- Born: 1981 Lommedalen, Norway
- Occupations: Visual artist; Former professional snowboarder
- Website: https://www.dannylarsen.no

= Danny Larsen =

Norwegian snowboarder & artist (born 1981)

Danny Larsen is a visual artist and former professional snowboarder, born in Oslo, 1981.

==Sport==
He was a sponsored rider for K2 Snowboards before progressing his career as a visual artist.

==Art==
Inspired by themes including nature and Norwegian folklore, Larsen’s pointillist works have been shown at numerous galleries and institutions, including a solo exhibition at The Kittelsen Museum, Norway, Tidal Art Show, Switzerland, and at RedHouse Gallery, UK.

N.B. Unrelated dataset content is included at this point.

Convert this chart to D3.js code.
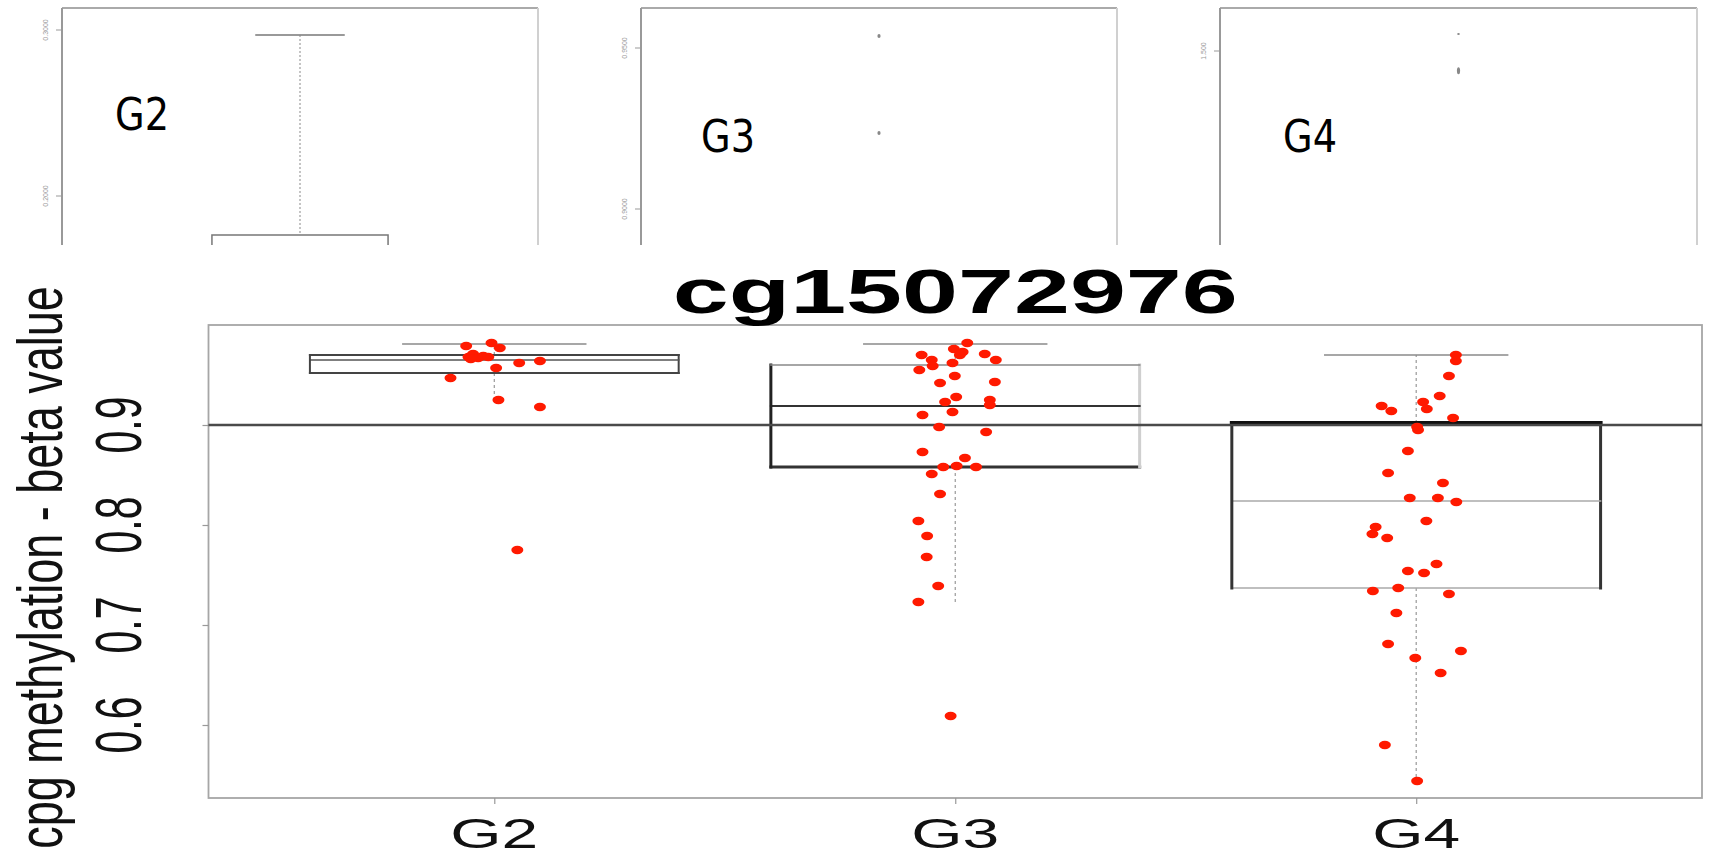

His professional career as an artist began in 2012 through a collaboration with the store Etnies, showcasing a range of his drawings at their flagship base in Amsterdam. He also created a signature shoe design for the brand - The RVS Danny Larsen.

He has produced illustrations for Norwegian bands including Satyricon, Sibiir and Djevel.

In 2016 Larsen developed a partnership with the three-Michelin-starred restaurant Maaemo, Oslo, producing artwork and illustrations for their publication Maaemo: Mutter Erde.

His work has been included in New Nordic: Cuisine, Aesthetics and Place in 2025 - showing at the National Museum, Norway.

His first solo show in the UK took place in July 2025, at Gallery Eight, Duke Street St James, London.